• Listing:
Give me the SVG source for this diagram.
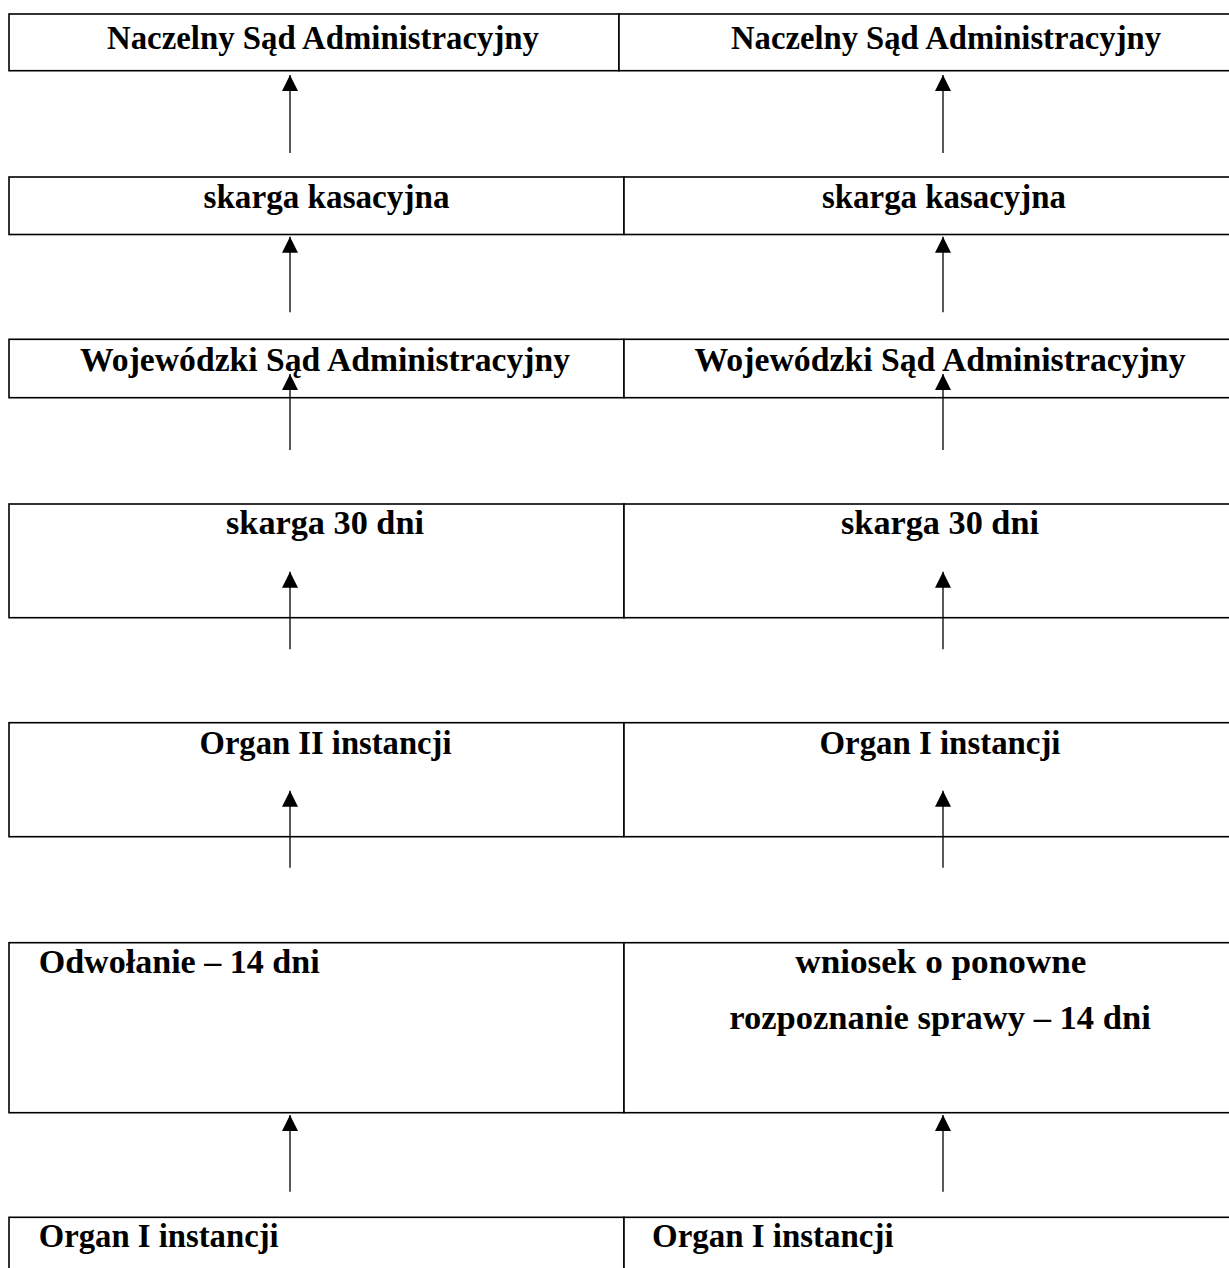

---

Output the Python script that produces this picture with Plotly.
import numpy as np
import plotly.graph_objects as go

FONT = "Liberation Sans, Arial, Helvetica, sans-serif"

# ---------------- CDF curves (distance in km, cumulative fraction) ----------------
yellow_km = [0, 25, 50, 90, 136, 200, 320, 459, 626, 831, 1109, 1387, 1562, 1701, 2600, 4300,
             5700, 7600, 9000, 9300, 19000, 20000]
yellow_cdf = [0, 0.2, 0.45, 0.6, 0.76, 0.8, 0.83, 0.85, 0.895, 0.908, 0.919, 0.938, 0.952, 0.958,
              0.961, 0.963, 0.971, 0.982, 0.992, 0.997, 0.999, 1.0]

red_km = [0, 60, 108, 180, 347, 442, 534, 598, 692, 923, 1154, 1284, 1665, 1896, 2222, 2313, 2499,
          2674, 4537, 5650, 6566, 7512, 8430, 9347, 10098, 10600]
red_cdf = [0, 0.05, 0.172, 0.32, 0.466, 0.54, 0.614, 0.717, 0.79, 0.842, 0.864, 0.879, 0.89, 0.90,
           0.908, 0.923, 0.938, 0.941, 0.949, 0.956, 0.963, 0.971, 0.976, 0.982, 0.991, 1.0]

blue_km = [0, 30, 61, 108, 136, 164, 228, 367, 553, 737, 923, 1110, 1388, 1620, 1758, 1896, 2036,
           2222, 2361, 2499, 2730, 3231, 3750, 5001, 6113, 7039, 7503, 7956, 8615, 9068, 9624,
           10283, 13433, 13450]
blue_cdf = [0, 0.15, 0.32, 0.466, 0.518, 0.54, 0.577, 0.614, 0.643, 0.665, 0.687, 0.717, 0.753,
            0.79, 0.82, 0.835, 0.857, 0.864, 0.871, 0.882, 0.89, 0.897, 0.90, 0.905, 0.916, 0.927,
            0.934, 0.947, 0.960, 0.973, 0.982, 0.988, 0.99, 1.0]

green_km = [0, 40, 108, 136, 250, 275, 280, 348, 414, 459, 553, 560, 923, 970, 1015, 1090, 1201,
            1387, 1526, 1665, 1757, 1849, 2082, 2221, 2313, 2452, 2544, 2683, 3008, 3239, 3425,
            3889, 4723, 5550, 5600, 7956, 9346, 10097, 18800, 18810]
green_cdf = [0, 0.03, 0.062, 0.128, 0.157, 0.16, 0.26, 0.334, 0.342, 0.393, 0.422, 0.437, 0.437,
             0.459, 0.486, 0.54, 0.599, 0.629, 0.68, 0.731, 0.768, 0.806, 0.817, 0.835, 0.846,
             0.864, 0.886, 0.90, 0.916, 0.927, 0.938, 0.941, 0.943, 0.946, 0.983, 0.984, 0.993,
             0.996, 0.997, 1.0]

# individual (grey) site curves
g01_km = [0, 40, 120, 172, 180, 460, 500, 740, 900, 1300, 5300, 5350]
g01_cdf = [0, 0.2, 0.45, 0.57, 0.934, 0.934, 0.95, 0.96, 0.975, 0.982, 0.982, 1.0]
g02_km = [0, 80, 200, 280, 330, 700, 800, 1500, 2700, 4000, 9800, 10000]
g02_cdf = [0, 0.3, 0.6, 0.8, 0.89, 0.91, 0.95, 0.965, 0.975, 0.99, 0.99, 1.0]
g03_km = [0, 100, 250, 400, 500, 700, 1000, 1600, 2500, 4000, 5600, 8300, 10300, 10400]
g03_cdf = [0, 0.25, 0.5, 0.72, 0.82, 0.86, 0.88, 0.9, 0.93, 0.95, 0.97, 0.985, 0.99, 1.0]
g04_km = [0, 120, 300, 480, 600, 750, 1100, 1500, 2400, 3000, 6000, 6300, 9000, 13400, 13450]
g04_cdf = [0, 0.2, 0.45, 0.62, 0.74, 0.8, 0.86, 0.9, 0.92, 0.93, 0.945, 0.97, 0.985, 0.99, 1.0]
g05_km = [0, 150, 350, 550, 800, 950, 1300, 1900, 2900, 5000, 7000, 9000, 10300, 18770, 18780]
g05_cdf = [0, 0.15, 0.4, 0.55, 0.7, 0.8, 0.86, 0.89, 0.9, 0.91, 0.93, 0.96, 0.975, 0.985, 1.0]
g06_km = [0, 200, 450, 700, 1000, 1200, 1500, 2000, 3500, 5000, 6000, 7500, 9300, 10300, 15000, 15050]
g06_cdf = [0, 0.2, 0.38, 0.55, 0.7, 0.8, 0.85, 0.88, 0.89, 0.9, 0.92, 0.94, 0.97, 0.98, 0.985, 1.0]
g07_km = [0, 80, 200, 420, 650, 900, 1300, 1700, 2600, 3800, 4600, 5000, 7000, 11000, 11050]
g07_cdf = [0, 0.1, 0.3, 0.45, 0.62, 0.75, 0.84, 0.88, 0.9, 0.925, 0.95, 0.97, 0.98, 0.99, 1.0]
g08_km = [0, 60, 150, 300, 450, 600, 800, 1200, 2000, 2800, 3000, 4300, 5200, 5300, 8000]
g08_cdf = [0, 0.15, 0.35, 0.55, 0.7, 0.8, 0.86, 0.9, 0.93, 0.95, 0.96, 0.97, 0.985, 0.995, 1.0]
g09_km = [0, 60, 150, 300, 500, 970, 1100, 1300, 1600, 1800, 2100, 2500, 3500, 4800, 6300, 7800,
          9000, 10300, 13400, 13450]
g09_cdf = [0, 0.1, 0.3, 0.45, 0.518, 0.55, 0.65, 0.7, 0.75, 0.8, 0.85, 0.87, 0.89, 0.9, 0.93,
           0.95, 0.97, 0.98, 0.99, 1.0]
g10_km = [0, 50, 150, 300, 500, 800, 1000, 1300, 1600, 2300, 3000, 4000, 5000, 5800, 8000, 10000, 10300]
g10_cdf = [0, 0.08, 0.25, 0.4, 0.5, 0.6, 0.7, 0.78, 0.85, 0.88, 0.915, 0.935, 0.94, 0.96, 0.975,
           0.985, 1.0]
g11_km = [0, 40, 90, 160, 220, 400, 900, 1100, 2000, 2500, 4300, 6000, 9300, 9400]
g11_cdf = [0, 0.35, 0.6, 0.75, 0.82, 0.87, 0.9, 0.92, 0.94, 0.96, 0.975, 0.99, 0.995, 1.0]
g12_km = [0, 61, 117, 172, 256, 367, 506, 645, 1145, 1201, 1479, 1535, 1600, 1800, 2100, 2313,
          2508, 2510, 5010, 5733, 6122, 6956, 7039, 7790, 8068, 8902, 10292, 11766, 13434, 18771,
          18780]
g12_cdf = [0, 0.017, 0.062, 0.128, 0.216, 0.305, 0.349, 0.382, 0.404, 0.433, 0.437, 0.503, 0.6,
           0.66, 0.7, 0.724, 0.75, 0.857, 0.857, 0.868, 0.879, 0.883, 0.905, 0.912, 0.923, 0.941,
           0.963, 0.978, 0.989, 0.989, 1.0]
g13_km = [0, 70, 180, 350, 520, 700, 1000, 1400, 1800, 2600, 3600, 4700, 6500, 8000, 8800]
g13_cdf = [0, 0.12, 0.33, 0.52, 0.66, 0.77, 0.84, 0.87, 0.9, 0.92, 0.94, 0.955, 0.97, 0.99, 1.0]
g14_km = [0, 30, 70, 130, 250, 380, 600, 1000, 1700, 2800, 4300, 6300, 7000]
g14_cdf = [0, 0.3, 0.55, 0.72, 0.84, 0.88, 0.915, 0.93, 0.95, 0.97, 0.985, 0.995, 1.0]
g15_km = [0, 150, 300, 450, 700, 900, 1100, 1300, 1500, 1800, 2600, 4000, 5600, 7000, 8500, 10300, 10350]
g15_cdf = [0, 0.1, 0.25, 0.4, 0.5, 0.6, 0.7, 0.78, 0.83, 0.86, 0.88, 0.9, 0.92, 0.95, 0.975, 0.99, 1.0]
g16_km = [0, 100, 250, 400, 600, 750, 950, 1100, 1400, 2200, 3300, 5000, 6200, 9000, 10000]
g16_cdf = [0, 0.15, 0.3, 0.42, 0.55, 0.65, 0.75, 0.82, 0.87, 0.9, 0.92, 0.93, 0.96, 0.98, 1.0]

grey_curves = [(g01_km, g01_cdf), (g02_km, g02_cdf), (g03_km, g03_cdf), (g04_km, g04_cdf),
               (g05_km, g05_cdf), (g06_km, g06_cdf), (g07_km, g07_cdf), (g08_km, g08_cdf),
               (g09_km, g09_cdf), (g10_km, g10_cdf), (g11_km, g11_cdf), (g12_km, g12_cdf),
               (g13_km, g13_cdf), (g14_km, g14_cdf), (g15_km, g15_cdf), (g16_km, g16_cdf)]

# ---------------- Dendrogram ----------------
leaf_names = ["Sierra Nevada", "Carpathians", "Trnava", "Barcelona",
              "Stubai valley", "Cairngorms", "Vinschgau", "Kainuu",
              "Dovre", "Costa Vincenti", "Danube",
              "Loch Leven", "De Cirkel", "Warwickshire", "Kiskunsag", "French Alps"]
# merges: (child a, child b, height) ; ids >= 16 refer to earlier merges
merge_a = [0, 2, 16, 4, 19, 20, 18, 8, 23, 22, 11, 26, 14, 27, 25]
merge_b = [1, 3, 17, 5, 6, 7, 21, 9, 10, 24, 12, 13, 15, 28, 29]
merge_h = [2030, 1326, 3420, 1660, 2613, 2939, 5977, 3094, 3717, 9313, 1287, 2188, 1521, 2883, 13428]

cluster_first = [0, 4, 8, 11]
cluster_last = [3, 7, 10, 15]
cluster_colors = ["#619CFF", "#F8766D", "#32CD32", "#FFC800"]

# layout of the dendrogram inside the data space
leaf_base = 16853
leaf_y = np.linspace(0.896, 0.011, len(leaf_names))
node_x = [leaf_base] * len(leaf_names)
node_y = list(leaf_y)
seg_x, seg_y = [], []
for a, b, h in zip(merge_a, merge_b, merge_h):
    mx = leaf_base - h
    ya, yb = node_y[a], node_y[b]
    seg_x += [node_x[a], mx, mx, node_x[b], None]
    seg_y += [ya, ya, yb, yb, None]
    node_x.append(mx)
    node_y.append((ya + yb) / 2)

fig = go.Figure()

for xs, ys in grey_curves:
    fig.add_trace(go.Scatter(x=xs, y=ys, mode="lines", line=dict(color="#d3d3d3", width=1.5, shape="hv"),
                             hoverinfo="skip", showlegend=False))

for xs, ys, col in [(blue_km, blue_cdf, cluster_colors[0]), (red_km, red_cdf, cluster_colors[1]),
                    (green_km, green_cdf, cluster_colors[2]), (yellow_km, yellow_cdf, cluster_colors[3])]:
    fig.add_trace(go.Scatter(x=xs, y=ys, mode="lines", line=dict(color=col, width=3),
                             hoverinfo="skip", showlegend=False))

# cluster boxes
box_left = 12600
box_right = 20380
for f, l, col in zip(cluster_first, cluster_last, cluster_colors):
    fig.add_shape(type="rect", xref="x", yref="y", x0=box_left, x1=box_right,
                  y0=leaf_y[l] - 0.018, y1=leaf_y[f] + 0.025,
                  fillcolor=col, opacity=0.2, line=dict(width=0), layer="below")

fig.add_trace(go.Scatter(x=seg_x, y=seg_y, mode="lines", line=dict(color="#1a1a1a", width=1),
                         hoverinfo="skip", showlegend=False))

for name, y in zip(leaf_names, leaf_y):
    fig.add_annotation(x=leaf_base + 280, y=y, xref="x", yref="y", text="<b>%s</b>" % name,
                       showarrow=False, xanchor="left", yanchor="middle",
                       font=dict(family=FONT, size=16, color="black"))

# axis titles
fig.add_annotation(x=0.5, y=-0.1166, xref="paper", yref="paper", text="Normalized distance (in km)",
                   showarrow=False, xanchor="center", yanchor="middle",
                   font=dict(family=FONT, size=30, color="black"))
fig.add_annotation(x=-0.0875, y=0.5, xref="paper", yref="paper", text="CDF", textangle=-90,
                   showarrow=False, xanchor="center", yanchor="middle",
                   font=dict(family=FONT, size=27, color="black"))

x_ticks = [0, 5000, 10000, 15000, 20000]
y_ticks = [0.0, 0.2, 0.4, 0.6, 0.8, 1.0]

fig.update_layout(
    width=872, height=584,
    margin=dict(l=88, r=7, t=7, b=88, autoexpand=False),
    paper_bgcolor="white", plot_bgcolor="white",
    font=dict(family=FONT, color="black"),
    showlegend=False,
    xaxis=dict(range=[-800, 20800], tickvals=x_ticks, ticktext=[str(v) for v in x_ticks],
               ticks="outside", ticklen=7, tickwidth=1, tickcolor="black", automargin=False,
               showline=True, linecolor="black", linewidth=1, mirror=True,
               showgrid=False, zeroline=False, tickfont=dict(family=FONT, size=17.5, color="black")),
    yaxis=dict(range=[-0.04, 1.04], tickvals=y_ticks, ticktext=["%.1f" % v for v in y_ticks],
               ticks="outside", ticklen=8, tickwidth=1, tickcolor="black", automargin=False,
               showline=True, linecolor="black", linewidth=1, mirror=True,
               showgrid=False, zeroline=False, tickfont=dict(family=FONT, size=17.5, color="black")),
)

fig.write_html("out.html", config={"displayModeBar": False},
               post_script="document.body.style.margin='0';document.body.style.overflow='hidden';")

• Aim of the task: Return each line that includes "this".

• Reply:
Give me the SVG source for this diagram.
Output the Python script that produces this picture with Plotly.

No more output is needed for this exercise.